What is asked: Each record that follows should be repeated exactly, minus any images.

[Data supplied start]

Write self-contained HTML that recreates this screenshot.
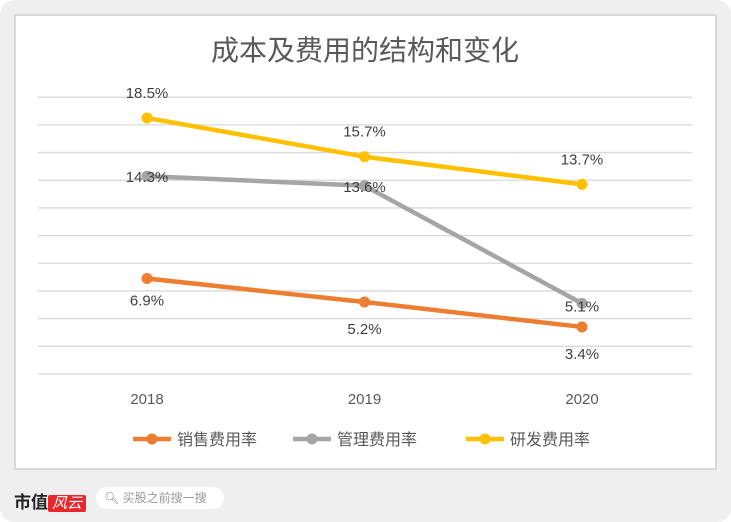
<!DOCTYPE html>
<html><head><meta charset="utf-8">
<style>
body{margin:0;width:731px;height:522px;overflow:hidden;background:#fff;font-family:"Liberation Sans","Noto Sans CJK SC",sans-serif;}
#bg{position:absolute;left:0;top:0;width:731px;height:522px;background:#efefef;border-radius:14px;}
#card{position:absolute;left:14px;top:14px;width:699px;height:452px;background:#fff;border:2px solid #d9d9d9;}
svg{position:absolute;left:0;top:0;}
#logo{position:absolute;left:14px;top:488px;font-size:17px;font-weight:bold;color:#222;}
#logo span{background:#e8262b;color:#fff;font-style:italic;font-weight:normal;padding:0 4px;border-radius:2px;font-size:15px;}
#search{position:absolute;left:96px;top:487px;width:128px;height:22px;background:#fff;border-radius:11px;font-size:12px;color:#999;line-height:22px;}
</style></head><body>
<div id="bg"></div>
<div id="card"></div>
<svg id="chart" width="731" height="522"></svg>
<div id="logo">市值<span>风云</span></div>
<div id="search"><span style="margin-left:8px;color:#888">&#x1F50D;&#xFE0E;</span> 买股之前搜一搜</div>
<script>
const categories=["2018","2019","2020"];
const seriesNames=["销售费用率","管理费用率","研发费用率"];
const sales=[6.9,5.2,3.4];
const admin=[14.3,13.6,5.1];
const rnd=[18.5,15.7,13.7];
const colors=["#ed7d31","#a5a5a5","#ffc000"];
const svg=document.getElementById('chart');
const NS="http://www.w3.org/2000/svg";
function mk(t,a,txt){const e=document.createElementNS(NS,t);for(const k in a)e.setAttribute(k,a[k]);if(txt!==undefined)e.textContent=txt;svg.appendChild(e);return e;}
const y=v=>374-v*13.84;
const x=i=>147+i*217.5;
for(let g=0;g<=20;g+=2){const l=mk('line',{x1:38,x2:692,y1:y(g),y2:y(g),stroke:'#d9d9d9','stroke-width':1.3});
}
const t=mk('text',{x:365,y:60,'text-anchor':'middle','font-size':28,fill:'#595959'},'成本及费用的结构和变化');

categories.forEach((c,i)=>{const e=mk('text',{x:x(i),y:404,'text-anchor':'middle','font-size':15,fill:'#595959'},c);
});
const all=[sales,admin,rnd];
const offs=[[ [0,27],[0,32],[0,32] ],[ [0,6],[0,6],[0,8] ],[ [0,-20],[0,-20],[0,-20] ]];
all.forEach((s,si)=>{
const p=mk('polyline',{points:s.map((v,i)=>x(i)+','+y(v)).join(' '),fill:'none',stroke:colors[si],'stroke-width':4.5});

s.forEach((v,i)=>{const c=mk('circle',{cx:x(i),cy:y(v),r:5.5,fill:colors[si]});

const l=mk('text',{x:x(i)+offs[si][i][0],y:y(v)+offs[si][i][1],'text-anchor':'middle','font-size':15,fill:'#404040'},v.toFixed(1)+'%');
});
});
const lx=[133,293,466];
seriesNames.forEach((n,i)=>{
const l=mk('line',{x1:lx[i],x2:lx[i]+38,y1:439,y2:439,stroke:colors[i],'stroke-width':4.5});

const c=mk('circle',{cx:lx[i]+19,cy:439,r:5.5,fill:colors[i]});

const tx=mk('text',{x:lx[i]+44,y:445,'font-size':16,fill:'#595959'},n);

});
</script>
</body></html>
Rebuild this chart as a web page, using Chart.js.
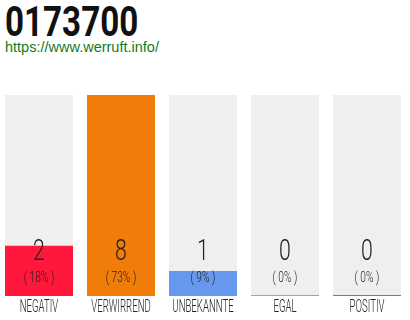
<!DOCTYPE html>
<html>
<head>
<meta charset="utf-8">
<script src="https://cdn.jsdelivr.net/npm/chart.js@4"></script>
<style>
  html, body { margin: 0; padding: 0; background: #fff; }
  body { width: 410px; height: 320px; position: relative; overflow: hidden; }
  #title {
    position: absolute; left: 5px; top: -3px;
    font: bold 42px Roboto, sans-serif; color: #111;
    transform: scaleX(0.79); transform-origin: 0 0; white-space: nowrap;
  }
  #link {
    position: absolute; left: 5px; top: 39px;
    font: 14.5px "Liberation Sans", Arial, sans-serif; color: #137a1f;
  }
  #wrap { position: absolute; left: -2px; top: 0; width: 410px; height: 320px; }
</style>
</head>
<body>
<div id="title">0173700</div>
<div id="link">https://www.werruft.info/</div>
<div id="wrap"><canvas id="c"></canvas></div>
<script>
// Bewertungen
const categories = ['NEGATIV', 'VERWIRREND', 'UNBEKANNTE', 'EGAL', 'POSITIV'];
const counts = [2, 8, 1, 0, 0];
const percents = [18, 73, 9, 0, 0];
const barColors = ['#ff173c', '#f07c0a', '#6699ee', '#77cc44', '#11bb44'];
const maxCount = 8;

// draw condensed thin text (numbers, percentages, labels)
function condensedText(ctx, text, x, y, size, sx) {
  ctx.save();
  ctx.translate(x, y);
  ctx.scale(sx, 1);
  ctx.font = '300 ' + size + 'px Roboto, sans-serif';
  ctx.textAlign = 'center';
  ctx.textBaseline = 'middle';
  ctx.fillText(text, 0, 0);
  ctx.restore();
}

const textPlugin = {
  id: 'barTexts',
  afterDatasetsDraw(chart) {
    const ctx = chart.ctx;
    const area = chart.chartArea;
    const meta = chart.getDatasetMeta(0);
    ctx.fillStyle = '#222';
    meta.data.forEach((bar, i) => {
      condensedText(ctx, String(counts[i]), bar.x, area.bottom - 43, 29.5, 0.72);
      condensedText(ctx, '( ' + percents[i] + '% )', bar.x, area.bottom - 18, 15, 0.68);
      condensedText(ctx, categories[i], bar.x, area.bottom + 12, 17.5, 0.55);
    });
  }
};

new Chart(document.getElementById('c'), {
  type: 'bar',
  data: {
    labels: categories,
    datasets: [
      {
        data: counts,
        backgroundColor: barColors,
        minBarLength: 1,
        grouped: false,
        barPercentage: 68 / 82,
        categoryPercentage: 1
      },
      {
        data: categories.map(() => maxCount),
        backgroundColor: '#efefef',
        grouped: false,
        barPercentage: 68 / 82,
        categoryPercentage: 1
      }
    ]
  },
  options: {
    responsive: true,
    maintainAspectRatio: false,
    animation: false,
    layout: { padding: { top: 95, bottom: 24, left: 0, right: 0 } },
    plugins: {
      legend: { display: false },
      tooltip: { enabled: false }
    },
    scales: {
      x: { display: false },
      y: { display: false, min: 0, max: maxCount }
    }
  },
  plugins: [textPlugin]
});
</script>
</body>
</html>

[Data supplied end]

Reply:
Write self-contained HTML that recreates this screenshot.
<!DOCTYPE html>
<html><head><meta charset="utf-8">
<style>
body{margin:0;width:731px;height:522px;overflow:hidden;background:#fff;font-family:"Liberation Sans","Noto Sans CJK SC",sans-serif;}
#bg{position:absolute;left:0;top:0;width:731px;height:522px;background:#efefef;border-radius:14px;}
#card{position:absolute;left:14px;top:14px;width:699px;height:452px;background:#fff;border:2px solid #d9d9d9;}
svg{position:absolute;left:0;top:0;}
#logo{position:absolute;left:14px;top:488px;font-size:17px;font-weight:bold;color:#222;}
#logo span{background:#e8262b;color:#fff;font-style:italic;font-weight:normal;padding:0 4px;border-radius:2px;font-size:15px;}
#search{position:absolute;left:96px;top:487px;width:128px;height:22px;background:#fff;border-radius:11px;font-size:12px;color:#999;line-height:22px;}
</style></head><body>
<div id="bg"></div>
<div id="card"></div>
<svg id="chart" width="731" height="522"></svg>
<div id="logo">市值<span>风云</span></div>
<div id="search"><span style="margin-left:8px;color:#888">&#x1F50D;&#xFE0E;</span> 买股之前搜一搜</div>
<script>
const categories=["2018","2019","2020"];
const seriesNames=["销售费用率","管理费用率","研发费用率"];
const sales=[6.9,5.2,3.4];
const admin=[14.3,13.6,5.1];
const rnd=[18.5,15.7,13.7];
const colors=["#ed7d31","#a5a5a5","#ffc000"];
const svg=document.getElementById('chart');
const NS="http://www.w3.org/2000/svg";
function mk(t,a,txt){const e=document.createElementNS(NS,t);for(const k in a)e.setAttribute(k,a[k]);if(txt!==undefined)e.textContent=txt;svg.appendChild(e);return e;}
const y=v=>374-v*13.84;
const x=i=>147+i*217.5;
for(let g=0;g<=20;g+=2){const l=mk('line',{x1:38,x2:692,y1:y(g),y2:y(g),stroke:'#d9d9d9','stroke-width':1.3});
}
const t=mk('text',{x:365,y:60,'text-anchor':'middle','font-size':28,fill:'#595959'},'成本及费用的结构和变化');

categories.forEach((c,i)=>{const e=mk('text',{x:x(i),y:404,'text-anchor':'middle','font-size':15,fill:'#595959'},c);
});
const all=[sales,admin,rnd];
const offs=[[ [0,27],[0,32],[0,32] ],[ [0,6],[0,6],[0,8] ],[ [0,-20],[0,-20],[0,-20] ]];
all.forEach((s,si)=>{
const p=mk('polyline',{points:s.map((v,i)=>x(i)+','+y(v)).join(' '),fill:'none',stroke:colors[si],'stroke-width':4.5});

s.forEach((v,i)=>{const c=mk('circle',{cx:x(i),cy:y(v),r:5.5,fill:colors[si]});

const l=mk('text',{x:x(i)+offs[si][i][0],y:y(v)+offs[si][i][1],'text-anchor':'middle','font-size':15,fill:'#404040'},v.toFixed(1)+'%');
});
});
const lx=[133,293,466];
seriesNames.forEach((n,i)=>{
const l=mk('line',{x1:lx[i],x2:lx[i]+38,y1:439,y2:439,stroke:colors[i],'stroke-width':4.5});

const c=mk('circle',{cx:lx[i]+19,cy:439,r:5.5,fill:colors[i]});

const tx=mk('text',{x:lx[i]+44,y:445,'font-size':16,fill:'#595959'},n);

});
</script>
</body></html>
Rebuild this chart as a web page, using Chart.js.
<!DOCTYPE html>
<html>
<head>
<meta charset="utf-8">
<script src="https://cdn.jsdelivr.net/npm/chart.js@4"></script>
<style>
  html, body { margin: 0; padding: 0; background: #fff; }
  body { width: 410px; height: 320px; position: relative; overflow: hidden; }
  #title {
    position: absolute; left: 5px; top: -3px;
    font: bold 42px Roboto, sans-serif; color: #111;
    transform: scaleX(0.79); transform-origin: 0 0; white-space: nowrap;
  }
  #link {
    position: absolute; left: 5px; top: 39px;
    font: 14.5px "Liberation Sans", Arial, sans-serif; color: #137a1f;
  }
  #wrap { position: absolute; left: -2px; top: 0; width: 410px; height: 320px; }
</style>
</head>
<body>
<div id="title">0173700</div>
<div id="link">https://www.werruft.info/</div>
<div id="wrap"><canvas id="c"></canvas></div>
<script>
// Bewertungen
const categories = ['NEGATIV', 'VERWIRREND', 'UNBEKANNTE', 'EGAL', 'POSITIV'];
const counts = [2, 8, 1, 0, 0];
const percents = [18, 73, 9, 0, 0];
const barColors = ['#ff173c', '#f07c0a', '#6699ee', '#77cc44', '#11bb44'];
const maxCount = 8;

// draw condensed thin text (numbers, percentages, labels)
function condensedText(ctx, text, x, y, size, sx) {
  ctx.save();
  ctx.translate(x, y);
  ctx.scale(sx, 1);
  ctx.font = '300 ' + size + 'px Roboto, sans-serif';
  ctx.textAlign = 'center';
  ctx.textBaseline = 'middle';
  ctx.fillText(text, 0, 0);
  ctx.restore();
}

const textPlugin = {
  id: 'barTexts',
  afterDatasetsDraw(chart) {
    const ctx = chart.ctx;
    const area = chart.chartArea;
    const meta = chart.getDatasetMeta(0);
    ctx.fillStyle = '#222';
    meta.data.forEach((bar, i) => {
      condensedText(ctx, String(counts[i]), bar.x, area.bottom - 43, 29.5, 0.72);
      condensedText(ctx, '( ' + percents[i] + '% )', bar.x, area.bottom - 18, 15, 0.68);
      condensedText(ctx, categories[i], bar.x, area.bottom + 12, 17.5, 0.55);
    });
  }
};

new Chart(document.getElementById('c'), {
  type: 'bar',
  data: {
    labels: categories,
    datasets: [
      {
        data: counts,
        backgroundColor: barColors,
        minBarLength: 1,
        grouped: false,
        barPercentage: 68 / 82,
        categoryPercentage: 1
      },
      {
        data: categories.map(() => maxCount),
        backgroundColor: '#efefef',
        grouped: false,
        barPercentage: 68 / 82,
        categoryPercentage: 1
      }
    ]
  },
  options: {
    responsive: true,
    maintainAspectRatio: false,
    animation: false,
    layout: { padding: { top: 95, bottom: 24, left: 0, right: 0 } },
    plugins: {
      legend: { display: false },
      tooltip: { enabled: false }
    },
    scales: {
      x: { display: false },
      y: { display: false, min: 0, max: maxCount }
    }
  },
  plugins: [textPlugin]
});
</script>
</body>
</html>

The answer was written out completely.